For details about how the Elastic Agent status is monitored by Fleet, including connectivity, check-in frequency, and similar, see the following:

How does Elastic Agent connect to the Fleet to report its availability and health, and receive policy updates?
We use stack monitoring to monitor the status of our cluster. Is monitoring of Elastic Agent and the status shown in Fleet using stack monitoring as well?
There are many components that make up Elastic Agent. How does Elastic Agent ensure that these components/processes are up and running, and healthy?
If Elastic Agent goes down, is an alert generated by Fleet?
How long does it take for Elastic Agent to report a status change?

How does Elastic Agent connect to the Fleet to report its availability and health, and receive policy updates?

After enrollment, Elastic Agent regularly initiates a check-in to Fleet Server using HTTP long-polling (Fleet Server is either deployed on-premises or deployed as part of Elasticsearch in Elastic Cloud).

The HTTP long-polling request is kept open until there’s a configuration change that Elastic Agent needs to consume, an action that is sent to the agent, or a 5 minute timeout has elapsed.
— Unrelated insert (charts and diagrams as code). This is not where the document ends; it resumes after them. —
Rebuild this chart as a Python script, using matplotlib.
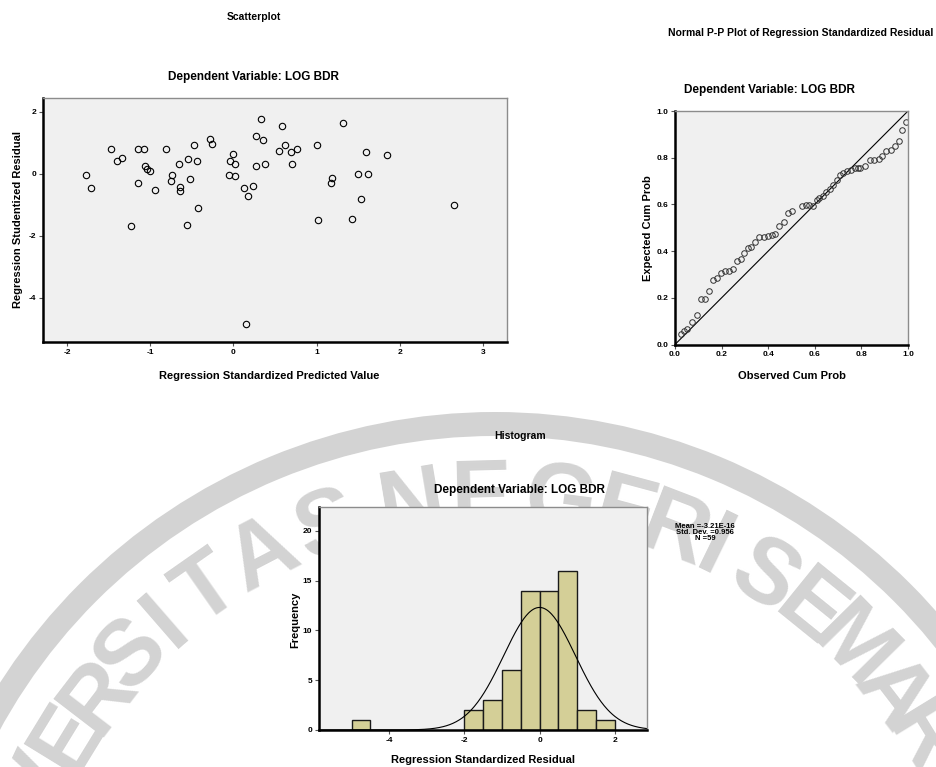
import numpy as np
import matplotlib
matplotlib.use('Agg')
from matplotlib import pyplot as plt
from matplotlib.patches import Wedge

# Scatterplot: standardized predicted value vs studentized residual
pred = [-1.77, -1.71, -1.47, -1.40, -1.34, -1.23, -1.15, -1.07, -1.15, -1.06,
        -1.04, -1.00, -0.94, -0.81, -0.74, -0.75, -0.65, -0.64, -0.64, -0.56,
        -0.55, -0.52, -0.48, -0.44, -0.42, -0.28, -0.26, -0.05, -0.04, 0.00,
        0.02, 0.02, 0.15, 0.13, 0.17, 0.24, 0.27, 0.35, 0.27, 0.33,
        0.38, 0.59, 0.62, 0.55, 0.69, 0.76, 0.71, 1.00, 1.02, 1.32,
        1.59, 1.85, 1.19, 1.17, 1.50, 1.62, 1.53, 2.65, 1.43]
resid = [-0.03, -0.45, 0.78, 0.41, 0.51, -1.70, 0.78, 0.78, -0.31, 0.26,
         0.16, 0.09, -0.53, 0.81, -0.03, -0.23, 0.31, -0.44, -0.57, -1.65,
         0.46, -0.16, 0.91, 0.40, -1.11, 1.13, 0.96, -0.03, 0.42, 0.62,
         0.31, -0.09, -4.84, -0.46, -0.71, -0.41, 1.20, 1.08, 0.26, 1.76,
         0.31, 1.55, 0.94, 0.74, 0.69, 0.81, 0.31, 0.94, -1.51, 1.63,
         0.70, 0.59, -0.14, -0.29, -0.02, 0.00, -0.83, -1.00, -1.45]

# Normal P-P plot
obs_cum = [0.024, 0.040, 0.053, 0.074, 0.093, 0.110, 0.129, 0.148, 0.162, 0.179,
           0.196, 0.215, 0.232, 0.248, 0.265, 0.282, 0.297, 0.312, 0.327, 0.344,
           0.362, 0.380, 0.397, 0.415, 0.431, 0.448, 0.468, 0.484, 0.500, 0.544,
           0.563, 0.577, 0.594, 0.609, 0.620, 0.635, 0.649, 0.666, 0.680, 0.695,
           0.709, 0.723, 0.738, 0.755, 0.774, 0.784, 0.795, 0.817, 0.835, 0.855,
           0.874, 0.888, 0.907, 0.927, 0.945, 0.960, 0.974, 0.993]
exp_cum = [0.047, 0.058, 0.067, 0.097, 0.126, 0.193, 0.196, 0.229, 0.276, 0.284,
           0.305, 0.316, 0.316, 0.322, 0.359, 0.368, 0.394, 0.413, 0.419, 0.437,
           0.460, 0.462, 0.466, 0.470, 0.473, 0.508, 0.523, 0.563, 0.570, 0.594,
           0.598, 0.598, 0.594, 0.620, 0.627, 0.637, 0.652, 0.666, 0.685, 0.706,
           0.728, 0.734, 0.742, 0.749, 0.756, 0.757, 0.756, 0.763, 0.789, 0.792,
           0.795, 0.806, 0.828, 0.835, 0.852, 0.871, 0.918, 0.952]

# Histogram of standardized residuals (bin width 0.5)
bin_left = [-5.0, -2.0, -1.5, -1.0, -0.5, 0.0, 0.5, 1.0, 1.5]
freq = [1, 2, 3, 6, 14, 14, 16, 2, 1]
bin_w = 0.5
res_mean = -3.21e-16
res_sd = 0.956
n_obs = 59

W, H = 936, 767
plt.rcParams['font.family'] = ['Liberation Sans', 'DejaVu Sans']
plt.rcParams['font.weight'] = 'bold'
plt.rcParams['axes.unicode_minus'] = False
fig = plt.figure(figsize=(W / 100, H / 100), dpi=100)


def box(l, t, r, b):
    return [l / W, 1 - b / H, (r - l) / W, (b - t) / H]


def ftext(x, y, s, size, **kw):
    fig.text(x / W, 1 - y / H, s, fontsize=size, fontweight='bold',
             ha=kw.pop('ha', 'center'), va=kw.pop('va', 'center'), **kw)


# faint university watermark behind everything
bg = fig.add_axes([0, 0, 1, 1], zorder=0)
bg.set_xlim(0, W)
bg.set_ylim(H, 0)
bg.axis('off')
wm = '#d3d3d3'
cx, cy, rad = 495, 1000, 500
bg.add_patch(Wedge((cx, cy), 588, 0, 360, width=24, color=wm, lw=0))
letters = [('V', 155), ('E', 148.5), ('R', 142.5), ('S', 136.5), ('I', 131),
           ('T', 125), ('A', 117.5), ('S', 109.5),
           ('N', 99.5), ('E', 91.5), ('G', 82.5), ('E', 75), ('R', 69), ('I', 64),
           ('S', 57.5), ('E', 51), ('M', 44.5), ('A', 37.5), ('R', 31.5), ('A', 25)]
for ch, a in letters:
    t = np.radians(a)
    bg.text(cx + rad * np.cos(t), cy - rad * np.sin(t), ch, rotation=a - 90,
            ha='center', va='center', fontsize=66, fontweight='bold', color=wm)


def style(ax):
    ax.set_facecolor('#f0f0f0')
    for s in ('top', 'right'):
        ax.spines[s].set_color('#8c8c8c')
        ax.spines[s].set_linewidth(1.0)
    for s in ('left', 'bottom'):
        ax.spines[s].set_color('black')
        ax.spines[s].set_linewidth(1.8)
    ax.tick_params(direction='out', length=3, width=0.8, color='#555555',
                   labelsize=6, pad=2)
    for lab in ax.get_xticklabels() + ax.get_yticklabels():
        lab.set_fontweight('bold')


# Scatterplot
ax1 = fig.add_axes(box(43, 98, 507, 342), zorder=1)
ax1.plot(pred, resid, 'o', mfc='none', mec='black', ms=4.6, mew=0.8)
ax1.set_xlim(-2.29, 3.29)
ax1.set_ylim(-5.43, 2.44)
ax1.set_xticks([-2, -1, 0, 1, 2, 3])
ax1.set_yticks([2, 0, -2, -4])
style(ax1)
ftext(254, 17, 'Scatterplot', 7.5)
ftext(254, 77, 'Dependent Variable: LOG BDR', 8.5)
ftext(269, 376, 'Regression Standardized Predicted Value', 8)
ftext(18, 220, 'Regression Studentized Residual', 8, rotation=90)

# Normal P-P plot
ax2 = fig.add_axes(box(675, 111, 908, 344.5), zorder=1)
ax2.plot([0, 1], [0, 1], color='black', lw=0.8)
ax2.plot(obs_cum, exp_cum, 'o', mfc='none', mec='#333333', ms=4.0, mew=0.7)
ax2.set_xlim(0, 1)
ax2.set_ylim(0, 1)
ax2.set_xticks([0, 0.2, 0.4, 0.6, 0.8, 1.0])
ax2.set_yticks([0, 0.2, 0.4, 0.6, 0.8, 1.0])
ax2.set_xticklabels(['0.0', '0.2', '0.4', '0.6', '0.8', '1.0'])
ax2.set_yticklabels(['0.0', '0.2', '0.4', '0.6', '0.8', '1.0'])
style(ax2)
ftext(933, 33, 'Normal P-P Plot of Regression Standardized Residual', 7.5, ha='right')
ftext(770, 90, 'Dependent Variable: LOG BDR', 8.5)
ftext(792, 376, 'Observed Cum Prob', 8)
ftext(648, 228, 'Expected Cum Prob', 8, rotation=90)

# Histogram
ax3 = fig.add_axes(box(319, 507, 647, 730), zorder=1)
ax3.bar(bin_left, freq, width=bin_w, align='edge', color='#d4cf97',
        edgecolor='#1a1a1a', linewidth=1.0)
xs = np.linspace(-5.87, 2.86, 400)
ax3.plot(xs, n_obs * bin_w / (res_sd * np.sqrt(2 * np.pi))
         * np.exp(-0.5 * ((xs - res_mean) / res_sd) ** 2), color='black', lw=0.8)
ax3.set_xlim(-5.87, 2.86)
ax3.set_ylim(0, 22.4)
ax3.set_xticks([-4, -2, 0, 2])
ax3.set_yticks([0, 5, 10, 15, 20])
style(ax3)
ftext(520, 436, 'Histogram', 7.5)
ftext(519, 490, 'Dependent Variable: LOG BDR', 8.5)
ftext(483, 760, 'Regression Standardized Residual', 8)
ftext(295, 620, 'Frequency', 8, rotation=90)
ftext(705, 527, 'Mean =-3.21E-16', 5.5)
ftext(705, 533, 'Std. Dev. =0.956', 5.5)
ftext(705, 539, 'N =59', 5.5)

fig.savefig('out.png', dpi=100)
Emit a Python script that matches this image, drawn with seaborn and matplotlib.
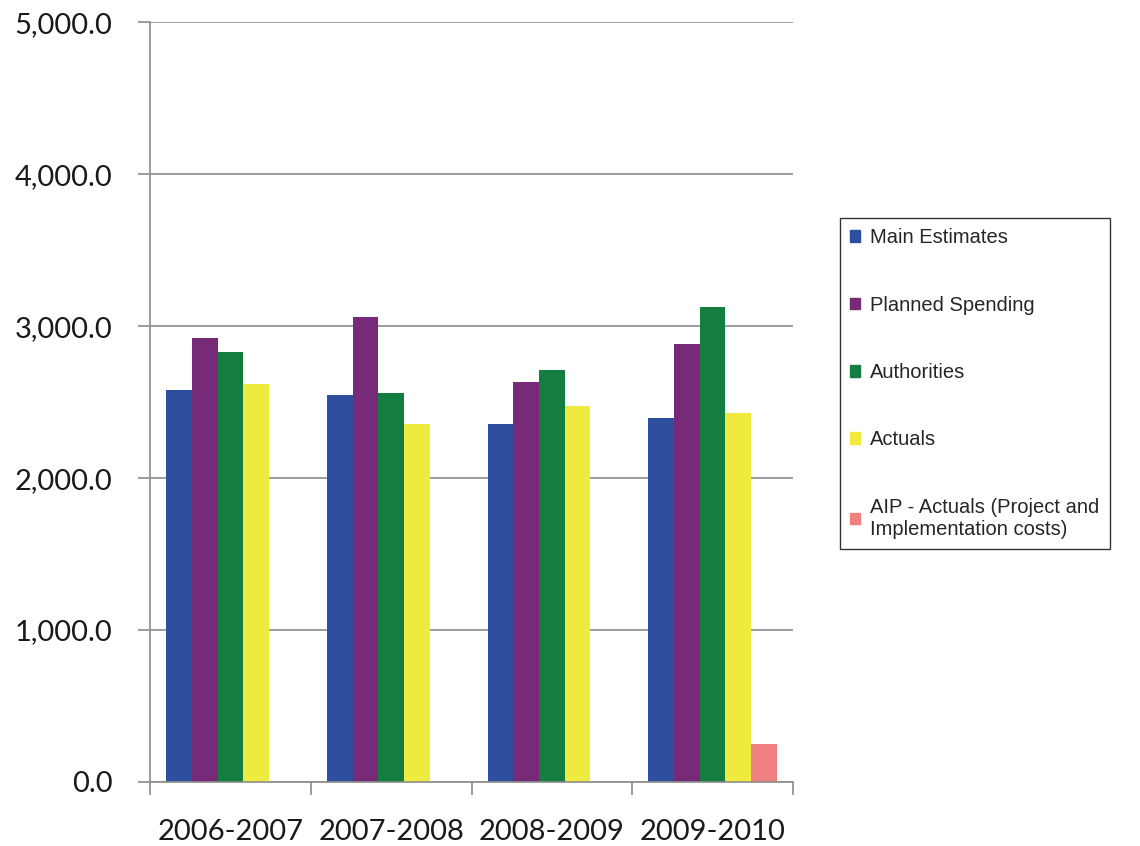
import pandas as pd
import numpy as np
import matplotlib
matplotlib.use('Agg')
import matplotlib.pyplot as plt
import seaborn as sns
from matplotlib.ticker import FuncFormatter

years = ['2006-2007', '2007-2008', '2008-2009', '2009-2010']
series = ['Main Estimates', 'Planned Spending', 'Authorities', 'Actuals',
          'AIP - Actuals (Project and\nImplementation costs)']
main_estimates = [2578, 2549, 2358, 2398]
planned_spending = [2922, 3059, 2632, 2885]
authorities = [2830, 2558, 2713, 3123]
actuals = [2622, 2358, 2477, 2430]
aip_actuals = [248]          # only reported for 2009-2010
aip_years = ['2009-2010']
colors = ['#2E4FA0', '#772A77', '#137E3F', '#EEEA3E', '#F08080']

rows = []
for name, vals, yrs in [(series[0], main_estimates, years),
                        (series[1], planned_spending, years),
                        (series[2], authorities, years),
                        (series[3], actuals, years),
                        (series[4], aip_actuals, aip_years)]:
    for y, v in zip(yrs, vals):
        rows.append({'year': y, 'series': name, 'value': v})
df = pd.DataFrame(rows)

sns.set_style('white')
plt.rcParams['font.family'] = ['Lato', 'DejaVu Sans']

fig = plt.figure(figsize=(11.4, 8.46), dpi=100)
ax = fig.add_axes([0.1316, 0.0757, 0.564, 0.898])

sns.barplot(data=df, x='year', y='value', hue='series', order=years,
            hue_order=series, palette=colors, width=0.8, saturation=1,
            errorbar=None, linewidth=0, ax=ax, legend=True)

ax.set_xlim(-0.5, 3.5)
ax.set_ylim(0, 5000)
ax.set_yticks(np.arange(0, 5001, 1000))
ax.yaxis.set_major_formatter(FuncFormatter(lambda v, p: f'{v:,.1f}'))
ax.yaxis.grid(True, color='#8c8c8c', linewidth=1.2)
ax.set_axisbelow(True)
ax.set_xlabel('')
ax.set_ylabel('')

for side in ['top', 'right']:
    ax.spines[side].set_visible(False)
for side in ['left', 'bottom']:
    ax.spines[side].set_color('#8c8c8c')
    ax.spines[side].set_linewidth(1.2)

# x ticks between the groups, like the original
ax.set_xticks(np.arange(-0.5, 4, 1), minor=False)
ax.set_xticklabels([])
ax.set_xticks(np.arange(4), minor=True)
ax.set_xticklabels(years, minor=True)
ax.tick_params(axis='x', which='major', length=9, color='#8c8c8c', width=1.2,
               direction='out', bottom=True)
ax.tick_params(axis='x', which='minor', length=0, labelsize=21, pad=27,
               labelcolor='#1a1a1a')
ax.tick_params(axis='y', length=9, color='#8c8c8c', width=1.2, direction='out',
               left=True, labelsize=21, pad=18, labelcolor='#1a1a1a')

ax.get_legend().remove()
handles = [plt.Rectangle((0, 0), 1, 1, color=c) for c in colors]
leg = fig.legend(handles, series, loc='upper left',
                 bbox_to_anchor=(0.737, 0.742), frameon=True, fancybox=False,
                 prop={'family': 'Liberation Sans', 'size': 14.5},
                 handlelength=0.5, handleheight=0.5, handletextpad=0.5,
                 labelspacing=2.4, borderpad=0.5, borderaxespad=0)
leg.get_frame().set_edgecolor('black')
leg.get_frame().set_linewidth(1.0)

fig.savefig('out.png', dpi=100)
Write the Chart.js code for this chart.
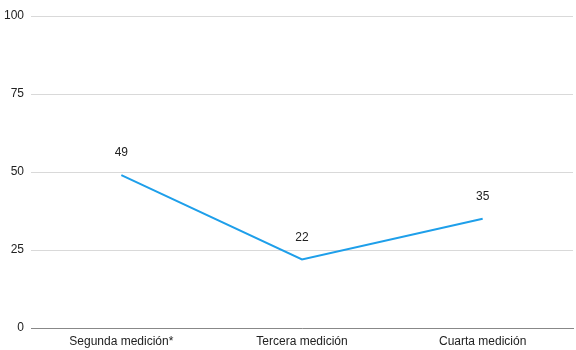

After 5 minutes, the agent will again send another check-in to start the process over again.

The frequency of check-ins can be configured to a new value with the condition that it may affect the maximum number of agents that can connect to Fleet. Our regular scale testing of the solution doesn’t modify this parameter.

We use stack monitoring to monitor the status of our cluster. Is monitoring of Elastic Agent and the status shown in Fleet using stack monitoring as well?

No. The health monitoring of Elastic Agent and its inputs, as reported in Fleet, is done completely outside of what stack monitoring provides.

There are many components that make up Elastic Agent. How does Elastic Agent ensure that these components/processes are up and running, and healthy?

Elastic Agent is essentially a supervisor that (at a minimum) will deploy a Filebeat instance for log collection and a Metricbeat instance for metrics collection from the system and applications running on that system. As a supervisor, it also ensures that these spawned processes are running and healthy. Using gRPC, Elastic Agent communicates with the underlying processes once every 30 seconds, ensuring their health. If there’s no response, the agent will transfer to being Unhealthy with the result and details reported to Fleet.

If Elastic Agent goes down, is an alert generated by Fleet?

No. Alerts would have to be created in Kibana on the indices that show the total count of agents at each specific state. Refer to Enable alerts and ML jobs based on Fleet and Elastic Agent status in the Elastic Agent monitoring documentation for the steps to configure alerting. Generating alerts on status change on individual agents is currently planned for a future release.

How long does it take for Elastic Agent to report a status change?

Some Elastic Agent states are reported immediately, such as when the agent has become Unhealthy. Some other states are derived after a certain criteria is met. Refer to View agent status overview in the Elastic Agent monitoring documentation for details about monitoring agent status.

Transition from an Offline state to an Inactive state is configurable by the user and that transition can be fine tuned by Setting the inactivity timeout parameter.